One recent writing brochure that crossed my desk came highly endorsed by some of those who purport to hire writers, assuring potential students that their teacher, despite his lack of writing credentials had "recently been in LA pitching HBO, Showtime and Fox".

It's a sign of either their naiveté or their desire to climb on the snake oil wagon that nobody mentions there are guys who drive cabs, wait tables or once did stand up comedy taking meetings with all those entities and many more even as you read this. 

That's because that industry is based on new ideas and catching an audience's imagination instead of meeting regional quotas and bureaucratic funding rules.

By the last time I did a writing seminar I had already decided I didn't want to be part of peddling false dreams and providing less than hungry producers with new meat because the more experienced lambs wouldn't be led to slaughter any more.

I was appearing at a very well-thought-of institution to talk about making a first feature and decided to be brutally honest. I started by asking how many of them wanted to make a film. Of course every hand in the room went up.

So I asked that they keep them there until I described a scenario under which their personal code of ethics would not allow them to operate and only then to take their hand down.

I started by asking who would be willing to falsify government funding documents in order to get financing. These people had all probably cheated a little on an income tax form or knew somebody who had, so all the hands stayed up.

I asked how many would have no trouble lying to a bank or group of investors. How many would lie to family members to get their funding? A few began to waver.

How many would launder money?

How many would sleep with a member of the opposite sex to get their film made?

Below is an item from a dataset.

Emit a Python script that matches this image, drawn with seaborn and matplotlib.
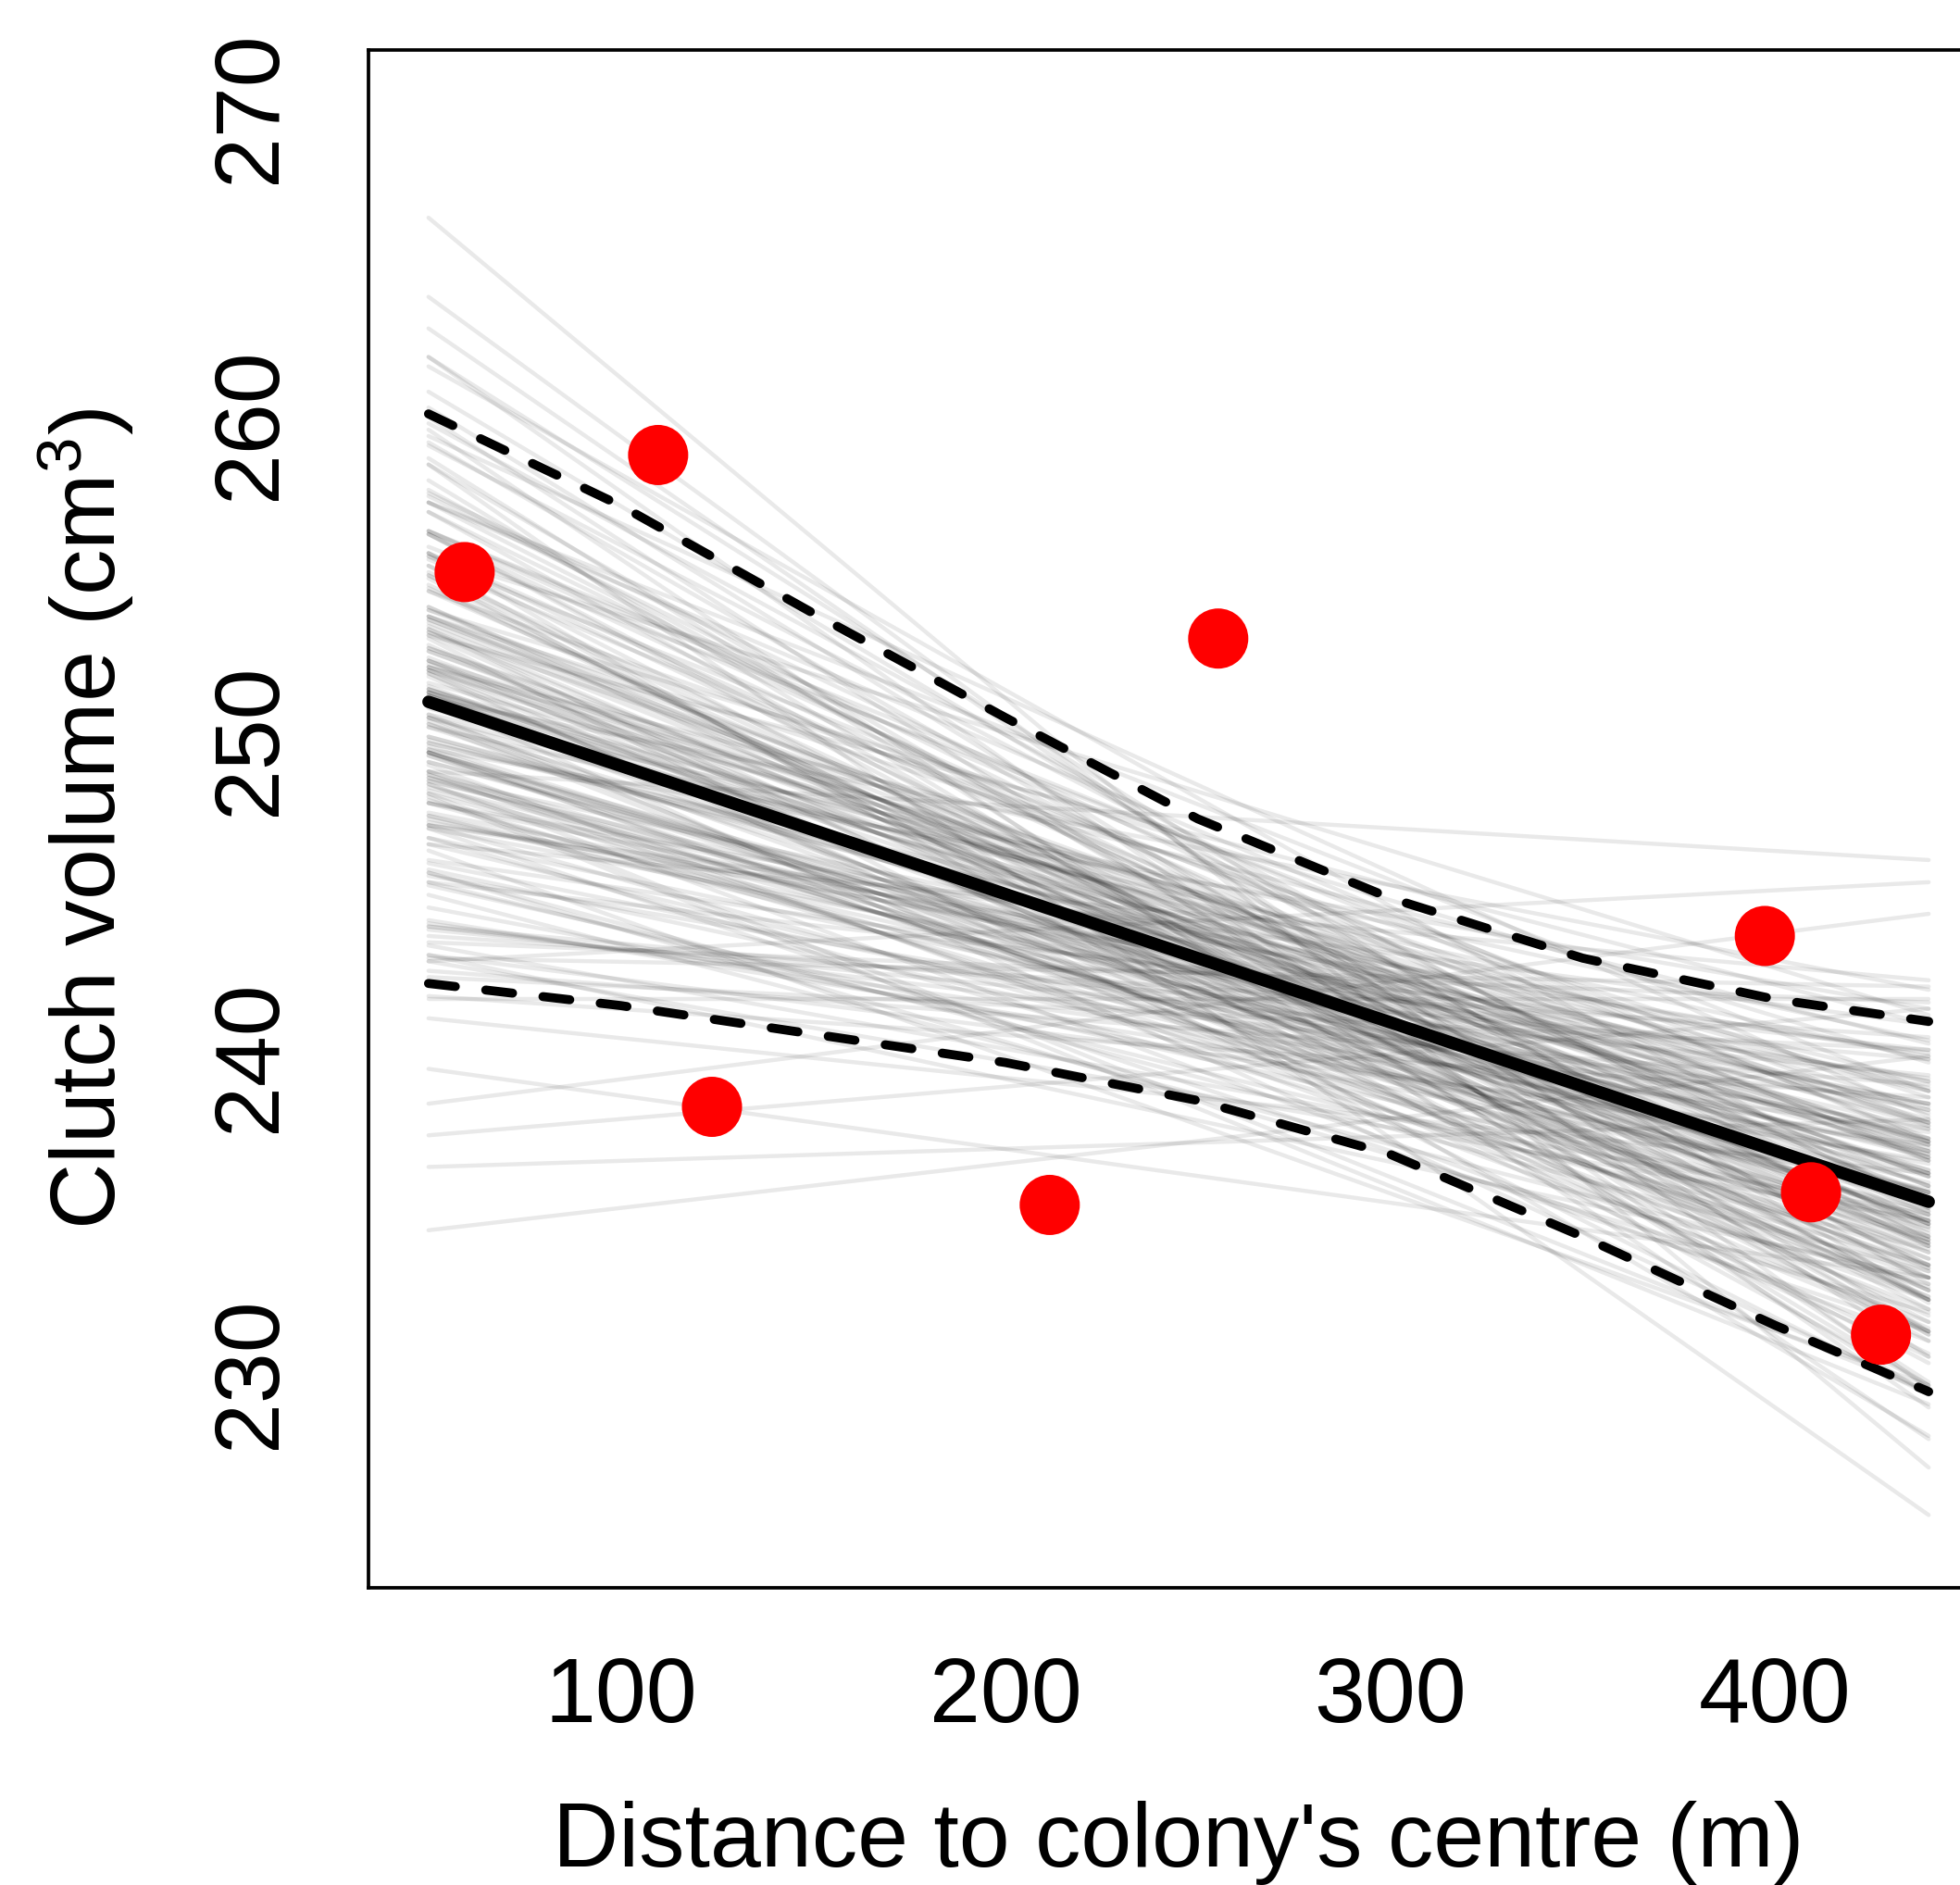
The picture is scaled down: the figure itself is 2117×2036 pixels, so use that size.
import numpy as np
import pandas as pd
import matplotlib
matplotlib.use("Agg")
import matplotlib.pyplot as plt
import seaborn as sns

# ---- data ----
obs_distance = [59.4, 109.7, 123.7, 211.5, 255.3, 397.4, 409.4, 427.6]
obs_volume = [255.3, 259.0, 238.4, 235.3, 253.2, 243.8, 235.7, 231.2]

line_x = [50, 440]
mean_line = [251.2, 235.4]

band_x = [50, 100, 150, 200, 250, 300, 350, 400, 440]
band_upper = [260.3, 257.4, 254.0, 250.7, 247.5, 245.0, 243.1, 241.8, 241.1]
band_lower = [242.3, 241.6, 240.7, 239.8, 238.6, 236.9, 234.3, 231.5, 229.4]

# posterior regression lines: value at x=50 and at x=440
draw_left = [253.9, 247.3, 248.0, 256.5, 253.9, 251.2, 248.5, 251.3, 243.6, 260.2,
             249.5, 256.6, 243.2, 251.6, 257.5, 246.9, 257.2, 248.9, 250.0, 253.5,
             250.4, 241.9, 259.4, 245.8, 253.9, 255.1, 247.7, 252.0, 252.3, 249.6,
             262.1, 243.5, 254.1, 249.5, 259.3, 249.6, 258.2, 251.4, 245.4, 255.3,
             255.8, 244.2, 253.7, 248.2, 252.3, 244.0, 252.9, 255.5, 248.7, 256.6,
             251.4, 247.3, 245.8, 255.9, 249.7, 261.8, 253.0, 241.8, 250.5, 251.5,
             254.9, 260.5, 246.7, 256.6, 250.4, 245.5, 253.2, 252.9, 248.3, 252.6,
             251.3, 259.8, 248.8, 247.2, 254.7, 245.7, 252.5, 248.1, 256.5, 239.6,
             257.8, 247.5, 251.0, 255.9, 251.6, 252.2, 243.8, 248.9, 262.1, 251.4,
             266.5, 234.5, 249.0, 258.7, 264.0, 236.5, 238.5, 243.0, 263.0, 237.5,
             249.8, 255.5, 245.5, 246.2, 257.5, 252.5, 254.1, 249.6, 249.3, 254.2,
             252.4, 244.7, 254.7, 252.1, 244.1, 248.6, 249.9, 257.2, 252.2, 248.0,
             249.7, 253.5, 250.7, 243.2, 255.9, 246.1, 261.0, 249.6, 254.2, 250.8,
             243.1, 247.6, 259.6, 249.0, 252.8, 241.2, 251.8, 258.9, 249.9, 251.5,
             247.3, 248.6, 257.9, 247.6, 256.1, 255.2, 244.3, 252.8, 246.5, 252.2,
             244.1, 255.7, 252.5, 250.5, 246.9, 257.7, 249.3, 248.0, 250.6, 253.3,
             255.8, 250.1, 243.0, 253.6, 250.7, 250.8, 242.5, 253.4, 255.2, 251.1,
             245.1, 256.5, 249.0, 250.7, 253.3, 258.7, 249.6, 247.4, 248.4, 257.5,
             248.8, 248.7, 252.1, 251.6, 253.4, 253.8, 245.9, 246.7, 254.8, 250.1,
             248.3, 253.8, 242.7, 252.3, 260.0, 251.5, 247.2, 249.2, 251.5, 251.7]
draw_right = [234.7, 234.0, 240.0, 231.3, 238.7, 233.3, 237.3, 229.4, 241.7, 229.7,
              235.0, 235.4, 237.2, 235.7, 238.9, 237.0, 234.0, 232.3, 237.4, 233.6,
              239.9, 238.7, 232.2, 231.9, 236.7, 231.2, 238.5, 231.4, 240.4, 235.7,
              228.9, 235.0, 236.2, 233.6, 234.7, 236.3, 229.6, 236.9, 234.8, 233.4,
              241.3, 237.6, 235.1, 229.0, 238.4, 239.4, 236.3, 229.6, 236.8, 236.7,
              234.2, 240.1, 233.2, 233.4, 234.5, 235.2, 231.8, 241.8, 232.0, 238.2,
              232.3, 231.3, 235.4, 237.4, 235.3, 240.2, 229.3, 237.0, 235.7, 234.7,
              242.1, 227.9, 238.9, 231.3, 234.1, 237.7, 237.9, 234.2, 232.0, 233.0,
              235.3, 236.9, 237.8, 228.0, 236.4, 233.0, 240.6, 234.3, 232.3, 234.8,
              227.0, 240.0, 246.2, 225.5, 229.5, 238.0, 244.5, 245.5, 230.5, 241.5,
              234.9, 235.9, 233.9, 239.3, 233.3, 234.3, 239.8, 233.4, 237.0, 232.6,
              236.8, 235.8, 237.8, 233.2, 239.9, 231.0, 239.0, 231.0, 235.9, 235.1,
              241.5, 230.6, 237.1, 233.0, 235.0, 236.6, 232.8, 235.4, 234.0, 231.3,
              242.2, 237.4, 238.1, 234.1, 235.2, 236.3, 238.9, 229.3, 238.3, 234.6,
              241.0, 233.0, 232.3, 236.0, 237.9, 233.0, 236.7, 235.9, 229.6, 237.3,
              238.5, 236.8, 232.3, 236.3, 233.4, 234.2, 236.4, 238.5, 232.4, 241.0,
              231.6, 237.9, 234.8, 234.7, 233.8, 240.5, 240.2, 237.2, 230.3, 235.5,
              232.8, 234.3, 235.5, 239.2, 232.4, 231.2, 232.7, 239.2, 236.2, 237.3,
              234.6, 237.7, 230.5, 238.0, 233.8, 235.6, 235.7, 242.4, 232.6, 237.2,
              229.4, 236.2, 239.1, 234.8, 234.4, 232.6, 238.3, 231.6, 237.3, 234.1]

x_ticks = [100, 200, 300, 400]
y_ticks = [230, 240, 250, 260, 270]
x_label = "Distance to colony's centre (m)"
y_label = "Clutch volume (cm$^{3}$)"

# ---- build long tables ----
draws = pd.DataFrame({
    "x": np.tile(line_x, len(draw_left)),
    "y": np.ravel(np.column_stack([draw_left, draw_right])),
    "draw": np.repeat(np.arange(len(draw_left)), 2),
})
mean_df = pd.DataFrame({"x": line_x, "y": mean_line})
band_df = pd.DataFrame({"x": band_x, "upper": band_upper, "lower": band_lower})
obs_df = pd.DataFrame({"x": obs_distance, "y": obs_volume})

sns.set_style("white")
plt.rcParams["font.family"] = ["Liberation Sans", "DejaVu Sans"]
plt.rcParams["mathtext.fontset"] = "custom"
plt.rcParams["mathtext.rm"] = "Liberation Sans"
plt.rcParams["mathtext.it"] = "Liberation Sans"

fig = plt.figure(figsize=(21.17, 20.36), dpi=100)
W, H = 2117, 2036
ax = fig.add_axes([398 / W, (H - 1715) / H, (2148 - 398) / W, (1715 - 54) / H])

sns.lineplot(data=draws, x="x", y="y", units="draw", estimator=None,
             color="black", alpha=0.088, lw=3.2, ax=ax, legend=False)

for col in ["upper", "lower"]:
    sns.lineplot(data=band_df, x="x", y=col, color="black", lw=7.0, ax=ax,
                 dashes=False, legend=False)
for line in ax.lines[-2:]:
    line.set_dashes((3.0, 3.4))
    line.set_dash_capstyle("round")

sns.lineplot(data=mean_df, x="x", y="y", color="black", lw=9.7, ax=ax,
             legend=False, solid_capstyle="round")

sns.scatterplot(data=obs_df, x="x", y="y", color="#FF0000", s=2190,
                edgecolor="none", linewidth=0, ax=ax, zorder=5, legend=False)

ax.set_xlim(34.4, 455.6)
ax.set_ylim(223.2, 271.8)
ax.set_xticks(x_ticks)
ax.set_yticks(y_ticks)
ax.set_xticklabels([str(v) for v in x_ticks])
ax.set_yticklabels([str(v) for v in y_ticks], rotation=90, va="center")

for side in ["left", "bottom", "top", "right"]:
    ax.spines[side].set_visible(True)
    ax.spines[side].set_linewidth(2.7)
    ax.spines[side].set_color("black")

ax.tick_params(axis="both", direction="out", length=30, width=2.2,
               labelsize=71, colors="black")
ax.tick_params(axis="x", pad=23)
ax.tick_params(axis="y", pad=28)

ax.set_xlabel(x_label, fontsize=71, labelpad=47, color="black")
ax.set_ylabel(y_label, fontsize=71, labelpad=57, color="black")
ax.grid(False)

fig.savefig("out.png", dpi=100, facecolor="white")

With a member of the same sex?

How many would be willing to cheat a writer out of his credit or find somebody willing to kick back fees to do a re-write?

How many would construct a contract with a foreign actor so he actually earned more than the Canadian actors needed to qualify as Cancon?

How many would sign side-deals with their crews that paid them less than union scale?

How many would skimp on meals and craft services to save a couple of bucks?

How many would make under the table deals with suppliers that benefitted them more than the production?

How many would falsify financial statements for years to come in order to keep their personal fortunes afloat while the artists who had made their film struggled to survive?

By the end of my list, there wasn't a single hand still raised. I asked how any of them expected to make a movie in Canada if they didn't resort to such things. And then we spent a couple of hours talking about not falling into any of those traps.

After the class was over, every single student communicated their appreciation. The school never asked me back. And I wouldn't have gone if they had.

We don't need yet another evening set aside to teach those already flooding from our film schools about structure and format and inciting incidents. We need places where they can practice what they've already been taught, see a finished product and have it appraised by real audiences.

For an industry to grow here we need to stop selling hope and start yelling "Action!".